Two Deep Water Training – Which is Better?

Effects of two deep water training programs on cardiorespiratory and muscular strength responses in senior men.

By Ana Carolina Kanitza, Rodrigo Sudatti Delevattia, Thais Reicherta, Giane Veiga Liedtkea, Bruna Pereira Almada, Luiz Fernando, Martins Kruel  from the Exercise Research Laboratory, Physical Education School, Federal University of Rio Grande do Sul, Porto Alegre, RS, Brazil; Rodrigo Ferrarib from the Sogipa Physical Education and Sports College, Porto Alegre, RS, Brazil & Exercise Pathophysiology Research Laboratory, Hospital de Clínicas de Porto Alegre, Porto Alegre, RS, Brazil; Stephanie Santana Pintod and Cristine Lima Alberton from the School of Physical Education, Federal University of Pelotas, Pelotas, RS, Brazil | April 2015

This study aimed to investigate the effects of two deep water training programs on cardiorespiratory and muscular strength responses in senior men.

Thirty-four senior men were placed into two groups:

  1. Deep Water Endurance Training (n = 16; 66 ± 4 years)
  2. Deep Water Strength prior to Endurance Training (n = 18; 64 ± 4 years)

The training period lasted 12 weeks – 3 sessions per week. The resting heart rate and the oxygen uptake at peak (VO2peak) and at the second ventilatory threshold (VO2VT2) were evaluated during a maximal incremental test on a cycle ergometer before and after training. In addition, maximal dynamic strength (one repetition maximum test –1RM) and local muscular resistance (maximum repetitions at 60% 1RM) of the knee extensors and flexors were evaluated.

After the training period, the heart rate at rest decreased significantly, while the VO2peak and VO2VT2 showed significant increases in both groups (p<0.05). Only the VO2VT2 resulted in significantly greater values for the deep water endurance training [group 1] compared to the deep water strength prior to endurance training [group 2] after the training (p<0.05). In addition, after training, there was a significant increase in the maximal dynamic strength of the knee extensors and the local muscular endurance of the knee extensors and flexors, with no difference between the groups (p > 0.05).

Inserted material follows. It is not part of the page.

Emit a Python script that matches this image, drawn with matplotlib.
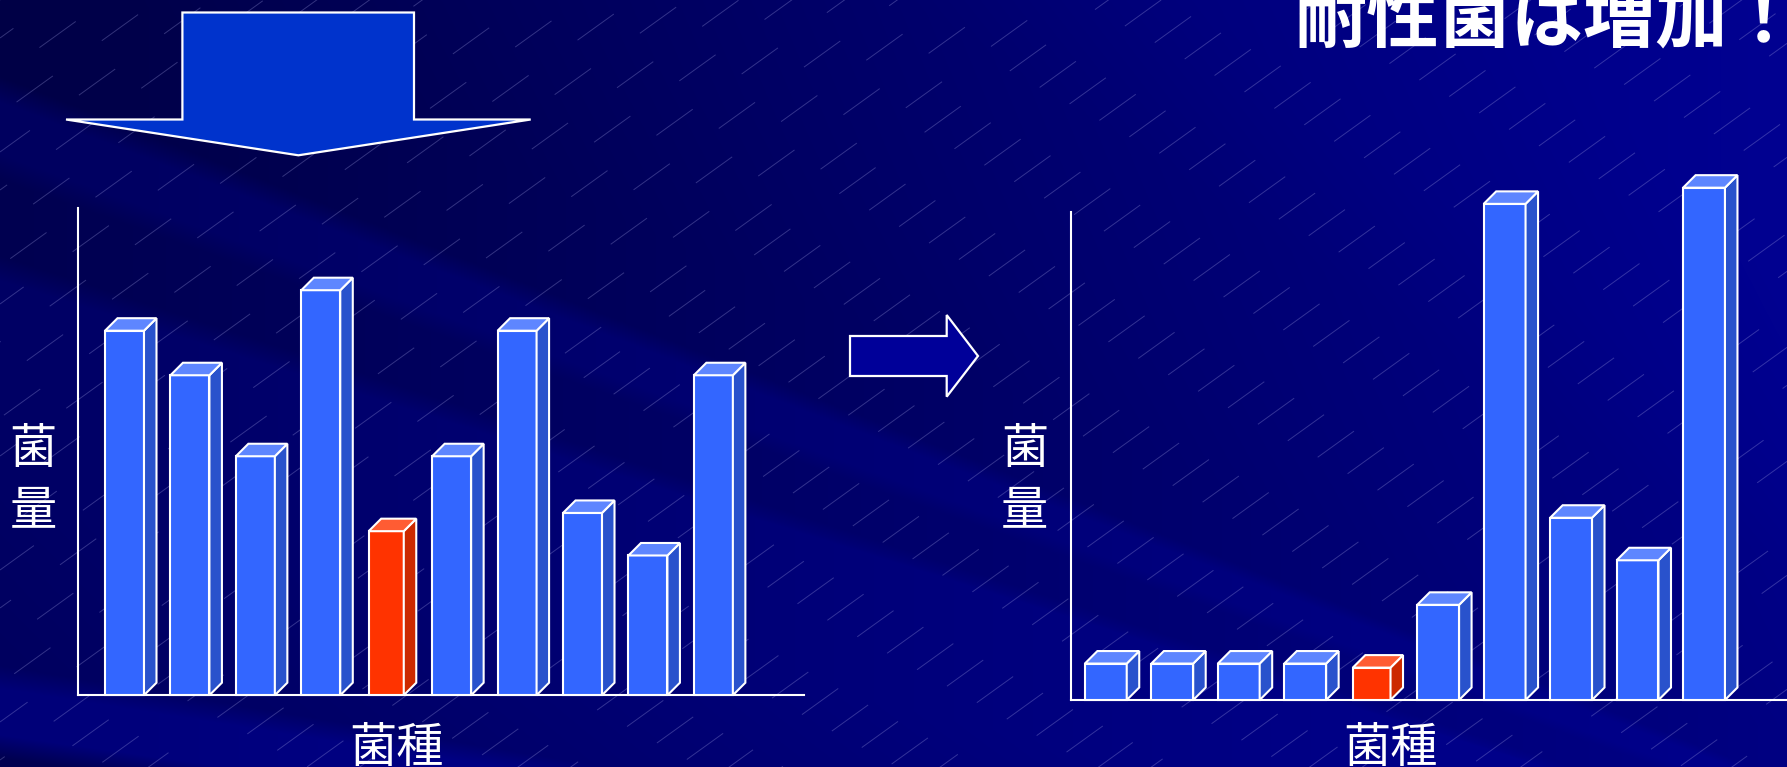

In summary, the two training programs were effective at producing significant improvements in cardiorespiratory and muscular strength responses in senior men. However, deep water endurance training [group 1] at high intensities provides increased cardiorespiratory responses compared to deep water strength prior to endurance training [group 2] and results in similar muscular strength responses.